One reason why they did not pray to martyred Christians was that they knew these were dead, and that the deceased would sleep in death until the return of Christ Jesus. Did not Jesus tell his apostles that he was going away to prepare a place for them in heaven and that when he returned he would take them there? He most certainly did. (John 14:2, 3) Moreover we repeatedly read of the Christians sleeping in death until Christ returns: “We shall not all fall asleep in death, but we shall all be changed, in a moment, in the twinkling of an eye, during the last trumpet. For the trumpet will sound, and the dead will be raised up incorruptible, and we shall be changed.” (1 Cor. 15:51, 52) And again: “If our faith is that Jesus died and rose again, so, too, those who have fallen asleep in death through Jesus God will bring with him. Because the Lord himself will descend from heaven with a commanding call, with an archangel’s voice and with God’s trumpet, and those who are dead in union with Christ will rise first.” (1 Thess. 4:14, 16) Thus also we find the apostle Paul expressing the hope of receiving his heavenly reward, not at death, but “in that day.”—2 Tim. 4:8.
So during all the time that these faithful Christians were sleeping in death it certainly would have been futile for the living to ask them to intercede for them. But do we not time and again read of Christians being encouraged to pray for each other? Yes, but this is while they are still alive in the flesh. The apostle Paul, not only prayed for others, but also asked others to pray for him. To the Thessalonians he wrote: “Brothers, carry on prayer for us.” (2 Thess. 3:1) He encouraged the Philippians: “I continue praying, that your love may abound yet more and more with accurate knowledge and full discernment.” (Phil. 1:9) Also the disciple James counseled: “Pray for one another, that you may get healed. A righteous man’s supplication, when it is at work, has much force.” (Jas. 5:16) Note that in all these instances the prayers are for others. They are not addressed to creatures.
The only one in the heavens that God has authorized to plead for us is Jesus Christ.

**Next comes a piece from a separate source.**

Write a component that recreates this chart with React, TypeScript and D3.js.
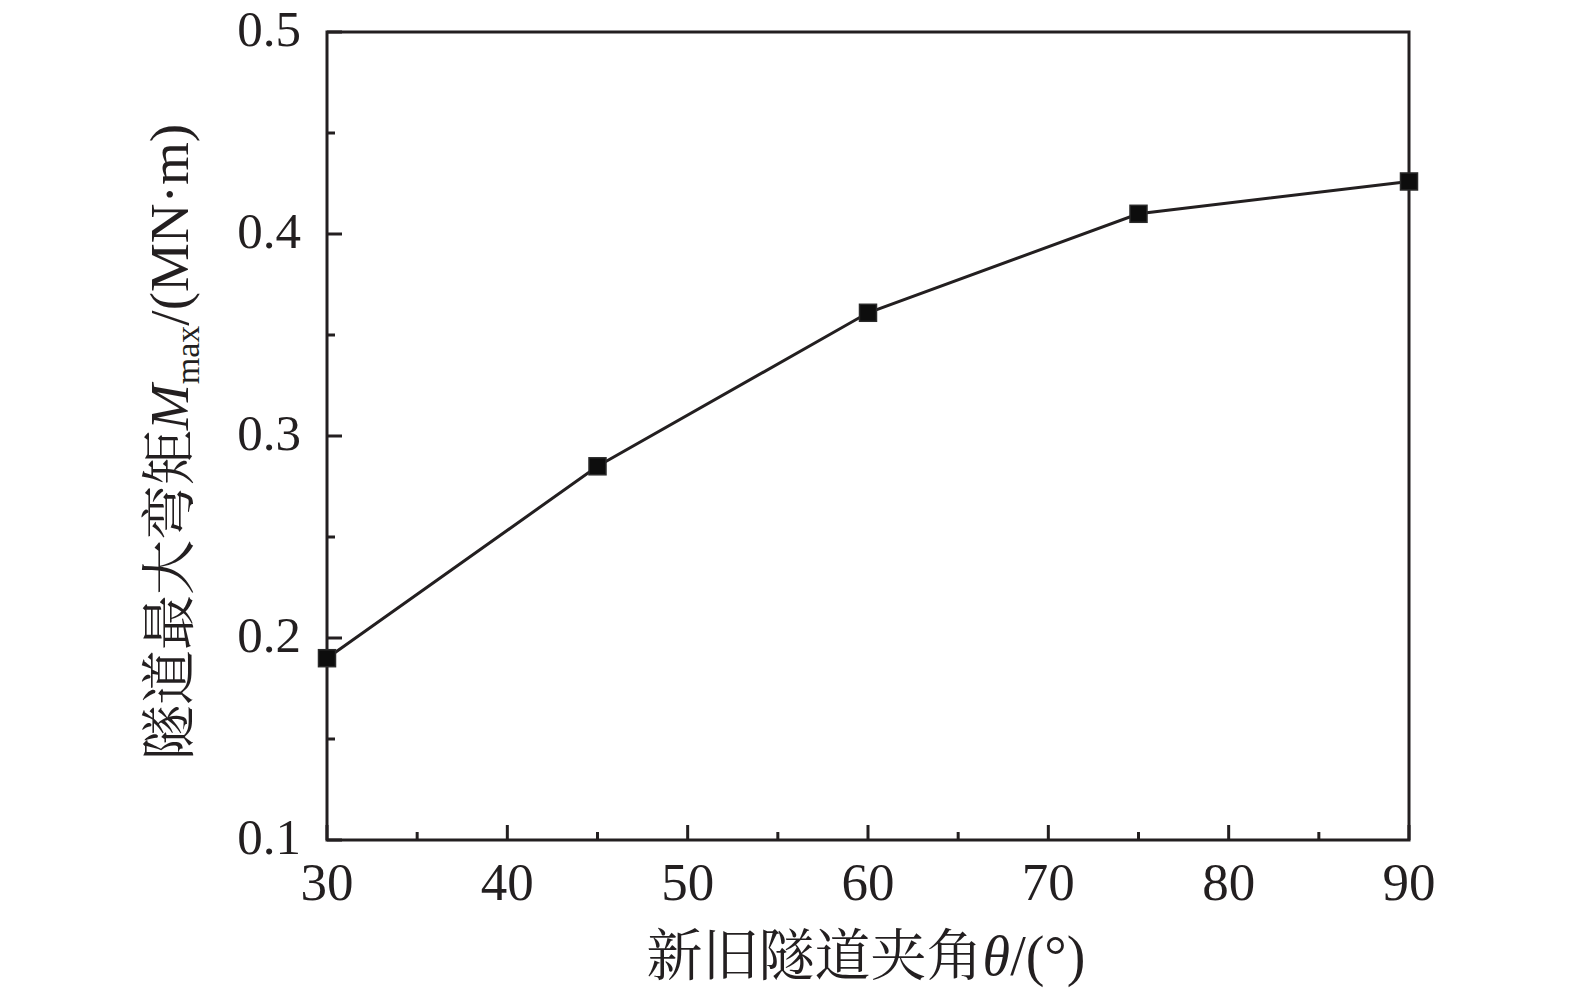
import React, { useEffect, useRef } from 'react';
import * as d3 from 'd3';

// angle between new and old tunnel (deg) vs. max bending moment (MN·m)
const angles = [30, 45, 60, 75, 90];
const moments = [0.19, 0.285, 0.361, 0.41, 0.426];

const xTicks = [30, 40, 50, 60, 70, 80, 90];
const xMinorTicks = [35, 45, 55, 65, 75, 85];
const yTicks = [0.1, 0.2, 0.3, 0.4, 0.5];
const yMinorTicks = [0.15, 0.25, 0.35, 0.45];

const width = 1575;
const height = 994;
const margin = { top: 32, right: 166, bottom: 154, left: 327 };
const ink = '#231f20';
const serif = '"Liberation Serif", "Times New Roman", "Noto Serif CJK SC", "Noto Sans CJK SC", serif';

const App: React.FC = () => {
    const svgRef = useRef<SVGSVGElement | null>(null);

    useEffect(() => {
        const svg = d3.select(svgRef.current);
        svg.selectAll('*').remove();

        const innerWidth = width - margin.left - margin.right;
        const innerHeight = height - margin.top - margin.bottom;

        const xScale = d3.scaleLinear().domain([30, 90]).range([margin.left, margin.left + innerWidth]);
        const yScale = d3.scaleLinear().domain([0.1, 0.5]).range([margin.top + innerHeight, margin.top]);

        const x0 = margin.left;
        const x1 = margin.left + innerWidth;
        const y0 = margin.top + innerHeight;
        const y1 = margin.top;

        // frame
        svg.append('rect')
            .attr('x', x0)
            .attr('y', y1)
            .attr('width', innerWidth)
            .attr('height', innerHeight)
            .attr('fill', 'none')
            .attr('stroke', ink)
            .attr('stroke-width', 3);

        // ticks, pointing inward
        const tickG = svg.append('g').attr('stroke', ink).attr('stroke-width', 3);
        xTicks.forEach(t => {
            tickG.append('line').attr('x1', xScale(t)).attr('x2', xScale(t)).attr('y1', y0).attr('y2', y0 - 15);
        });
        xMinorTicks.forEach(t => {
            tickG.append('line').attr('x1', xScale(t)).attr('x2', xScale(t)).attr('y1', y0).attr('y2', y0 - 8);
        });
        yTicks.forEach(t => {
            tickG.append('line').attr('x1', x0).attr('x2', x0 + 15).attr('y1', yScale(t)).attr('y2', yScale(t));
        });
        yMinorTicks.forEach(t => {
            tickG.append('line').attr('x1', x0).attr('x2', x0 + 8).attr('y1', yScale(t)).attr('y2', yScale(t));
        });

        // tick labels
        svg.append('g')
            .selectAll('text')
            .data(xTicks)
            .join('text')
            .attr('x', d => xScale(d))
            .attr('y', y0 + 60)
            .attr('text-anchor', 'middle')
            .attr('font-family', serif)
            .attr('font-size', 53)
            .attr('fill', ink)
            .text(d => d);

        svg.append('g')
            .selectAll('text')
            .data(yTicks)
            .join('text')
            .attr('x', x0 - 26)
            .attr('y', d => yScale(d) + 14)
            .attr('text-anchor', 'end')
            .attr('font-family', serif)
            .attr('font-size', 51)
            .attr('fill', ink)
            .text(d => d.toFixed(1));

        // data line
        const line = d3.line<number>()
            .x((_, i) => xScale(angles[i]))
            .y(d => yScale(d));

        svg.append('path')
            .datum(moments)
            .attr('d', line)
            .attr('fill', 'none')
            .attr('stroke', ink)
            .attr('stroke-width', 3);

        const size = 17;
        svg.append('g')
            .selectAll('rect')
            .data(moments)
            .join('rect')
            .attr('x', (_, i) => xScale(angles[i]) - size / 2)
            .attr('y', d => yScale(d) - size / 2)
            .attr('width', size)
            .attr('height', size)
            .attr('fill', '#0d0d0d')
            .attr('stroke', '#2a2a2a')
            .attr('stroke-width', 1.5);

        // x axis title
        const xt = svg.append('text')
            .attr('x', (x0 + x1) / 2 - 2)
            .attr('y', 975)
            .attr('text-anchor', 'middle')
            .attr('font-family', serif)
            .attr('font-size', 56)
            .attr('fill', ink);
        xt.append('tspan').text('新旧隧道夹角');
        xt.append('tspan').attr('font-style', 'italic').text('θ');
        xt.append('tspan').text('/(°)');

        // y axis title
        const yt = svg.append('text')
            .attr('transform', `translate(188, ${(y0 + y1) / 2 + 6}) rotate(-90)`)
            .attr('text-anchor', 'middle')
            .attr('font-family', serif)
            .attr('font-size', 55)
            .attr('fill', ink);
        yt.append('tspan').text('隧道最大弯矩');
        yt.append('tspan').attr('font-style', 'italic').text('M');
        yt.append('tspan').attr('font-size', 34).attr('dy', 11).text('max');
        yt.append('tspan').attr('dy', -11).text('/(MN·m)');
    }, []);

    return (
        <svg
            ref={svgRef}
            width={width}
            height={height}
            style={{ position: 'absolute', left: 0, top: 0, background: '#fff' }}
        />
    );
};

export default App;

He has the needed credentials by reason of sacrificing his life on our behalf. (Heb. 7:25-27) If we make our petitions in his name God will hear us, Jesus himself assured. (John 16:23, 24) He also said that “no one comes to the Father except through me.” (John 14:6) And as the inspired apostle Paul tells us: “There is one God, and one mediator between God and men, a man, Christ Jesus, who gave himself a corresponding ransom for all.” This being the divinely appointed way, it would be an affront to Jesus to ask others to intercede for us as though God’s appointed channel were not sufficient.—1 Tim. 2:5, 6.
Since Jesus Christ is the channel by which we reach God and he also pleads for us, does that mean we can pray to him directly? According to the New Catholic Encyclopedia, “on some occasions, . . . prayers are immediately directed to Christ . . . The first known prayer addressed to Christ is that of St. Stephen, ‘Lord Jesus, receive my spirit . . . Lord, do not lay this sin against them’ (Acts 7.60).”

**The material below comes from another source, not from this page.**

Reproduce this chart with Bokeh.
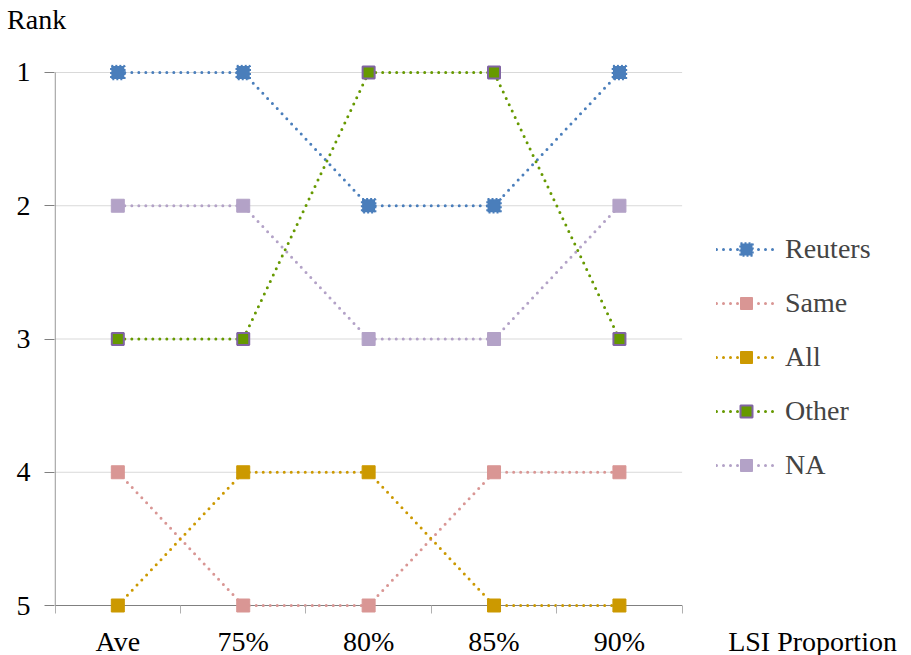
from bokeh.plotting import figure
from bokeh.models import Range1d, FixedTicker, Legend, LegendItem, LinearAxis
from bokeh.embed import file_html
from bokeh.resources import INLINE

categories = ["Ave", "75%", "80%", "85%", "90%"]
series_names = ["Reuters", "Same", "All", "Other", "NA"]
reuters = [1, 1, 2, 2, 1]
same = [4, 5, 5, 4, 4]
all_ = [5, 4, 4, 5, 5]
other = [3, 3, 1, 1, 3]
na = [2, 2, 3, 3, 2]
rank_ticks = [1, 2, 3, 4, 5]
x_title = "LSI Proportion"
y_title = "Rank"

FONT = "'Liberation Serif', serif"
FS = "28px"

n = len(categories)
x_lo = -0.505
px_per_x = 125.4
frame_w = 857
x_hi = x_lo + frame_w / px_per_x

p = figure(frame_width=frame_w, frame_height=549,
           x_range=Range1d(x_lo, x_hi), y_range=Range1d(5.06, 0.94),
           output_backend="svg", toolbar_location=None,
           min_border_left=54, min_border_top=64, min_border_bottom=42,
           min_border_right=0)
p.outline_line_color = None
p.background_fill_color = "white"

xs = list(range(n))
left_edge = -0.5
right_edge = n - 0.5

# grid lines (only over the category area)
p.segment(x0=[left_edge] * len(rank_ticks), y0=rank_ticks,
          x1=[right_edge] * len(rank_ticks), y1=rank_ticks,
          line_color="#d9d9d9", line_width=1, level="underlay")
# axis lines
p.segment(x0=[left_edge], y0=[rank_ticks[-1]], x1=[right_edge], y1=[rank_ticks[-1]],
          line_color="#808080", line_width=1, level="underlay")
p.segment(x0=[left_edge], y0=[rank_ticks[0]], x1=[left_edge], y1=[rank_ticks[-1]],
          line_color="#808080", line_width=1, level="underlay")

styles = [
    dict(color="#4a7ebb", fill="#4a7ebb", mline="#4a7ebb", mdash="2 2", mw=2.5, size=13),
    dict(color="#d99694", fill="#d99694", mline="#d99694", mdash="solid", mw=1, size=13),
    dict(color="#cc9900", fill="#cc9900", mline="#cc9900", mdash="solid", mw=1, size=13),
    dict(color="#669900", fill="#669900", mline="#8064a2", mdash="solid", mw=2, size=12),
    dict(color="#b3a2c7", fill="#b3a2c7", mline="#b3a2c7", mdash="solid", mw=1, size=13),
]
data = [reuters, same, all_, other, na]

items = []
for name, ys, st in zip(series_names, data, styles):
    lr = p.line(xs, ys, line_color=st["color"], line_width=3, line_dash="0 7",
                line_cap="round")
    sr = p.scatter(xs, ys, marker="square", size=st["size"], fill_color=st["fill"],
                   line_color=st["mline"], line_width=st["mw"], line_dash=st["mdash"])
    items.append(LegendItem(label=name, renderers=[lr, sr]))

# x axis: category labels + axis title as an extra tick label
x_title_pos = 5.54
p.xaxis.ticker = FixedTicker(ticks=xs + [x_title_pos],
                             minor_ticks=[i - 0.5 for i in range(n + 1)])
overrides = {i: c for i, c in enumerate(categories)}
overrides[x_title_pos] = x_title
p.xaxis.major_label_overrides = overrides
p.xaxis.axis_line_color = None
p.xaxis.major_tick_in = 0
p.xaxis.major_tick_out = 0
p.xaxis.minor_tick_in = 8
p.xaxis.minor_tick_out = 0
p.xaxis.minor_tick_line_color = "#b0b0b0"
p.xaxis.major_label_standoff = 12
p.xaxis.major_label_text_font = FONT
p.xaxis.major_label_text_font_size = FS
p.xaxis.major_label_text_color = "black"

p.yaxis.ticker = FixedTicker(ticks=rank_ticks)
p.yaxis.axis_line_color = None
p.yaxis.major_tick_in = 0
p.yaxis.major_tick_out = 10
p.yaxis.major_tick_line_color = "#808080"
p.yaxis.minor_tick_line_color = None
p.yaxis.major_label_standoff = 14
p.yaxis.major_label_text_font = FONT
p.yaxis.major_label_text_font_size = FS
p.yaxis.major_label_text_color = "black"

p.xgrid.grid_line_color = None
p.ygrid.grid_line_color = None

# y-axis title placed at top-left via a label-only top axis
y_title_pos = -0.452
top_axis = LinearAxis(ticker=FixedTicker(ticks=[y_title_pos]),
                      major_label_overrides={y_title_pos: y_title + "\u00a0" * 7},
                      axis_line_color=None, major_tick_line_color=None,
                      minor_tick_line_color=None, major_tick_in=0, major_tick_out=0,
                      minor_tick_in=0, minor_tick_out=0, major_label_standoff=30,
                      major_label_text_font=FONT, major_label_text_font_size=FS,
                      major_label_text_color="black")
p.add_layout(top_axis, "above")

legend = Legend(items=items, location=(662, 132), orientation="vertical",
                glyph_width=60, glyph_height=30, label_height=30, label_width=100,
                label_standoff=9, spacing=22, padding=0, margin=0,
                label_text_font=FONT, label_text_font_size=FS,
                border_line_color=None, background_fill_alpha=0)
p.add_layout(legend)

open("out.html", "w").write(file_html(p, INLINE))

What about this claim? Do the words of Stephen justify our praying directly to Jesus at times? No, they do not. Why not? Because of the circumstances under which he uttered those words. After Stephen had given his lengthy witness to the Sanhedrin, he was being threatened. Doubtless to strengthen him, God caused him to see a heavenly vision, even as we read: “But he [Stephen], being full of holy spirit, gazed into heaven and caught sight of God’s glory and of Jesus standing at God’s right hand, and he said: ‘Look! I behold the heavens opened up and the Son of man standing at God’s right hand.’” Seeing the Lord Jesus Christ in vision, Stephen evidently felt free to direct his request to him as the appointed Head of the Christian congregation, saying: “Lord Jesus, receive my spirit.”—Acts 7:54-59.
Thus Stephen was not directing a prayerful expression to Jesus in the way he usually prayed to Jehovah God. He was making a request to one whom he beheld in vision. That this is the correct conclusion can be seen from the fact that the only other instance in which such an expression is directed to the resurrected Lord Jesus Christ is in a situation of a similar nature. The apostle John, in the book of Revelation, tells of seeing Jesus in vision and hearing him say: “I, Jesus, sent my angel to bear witness to you people of these things for the congregations.” Jesus further added: “He that bears witness of these things says, ‘Yes; I am coming quickly.’” Because of having heard Jesus say these words, John responded: “Amen! Come, Lord Jesus.”—Rev. 22:16, 20.
So we see that the Scriptures do not warrant our asking angels, Mary the mother of Jesus nor any other holy ones in the heavens to pray to God for us. There is only one channel for us to come to the Father, that of Jesus Christ, and he alone can plead or make intercession for us. And the only one to whom our prayers can be directed is Jehovah God. This is because “there is actually to us one God the Father, out of whom all things are, and we for him; and there is one Lord, Jesus Christ, through whom all things are, and we through him.”—1 Cor. 8:6.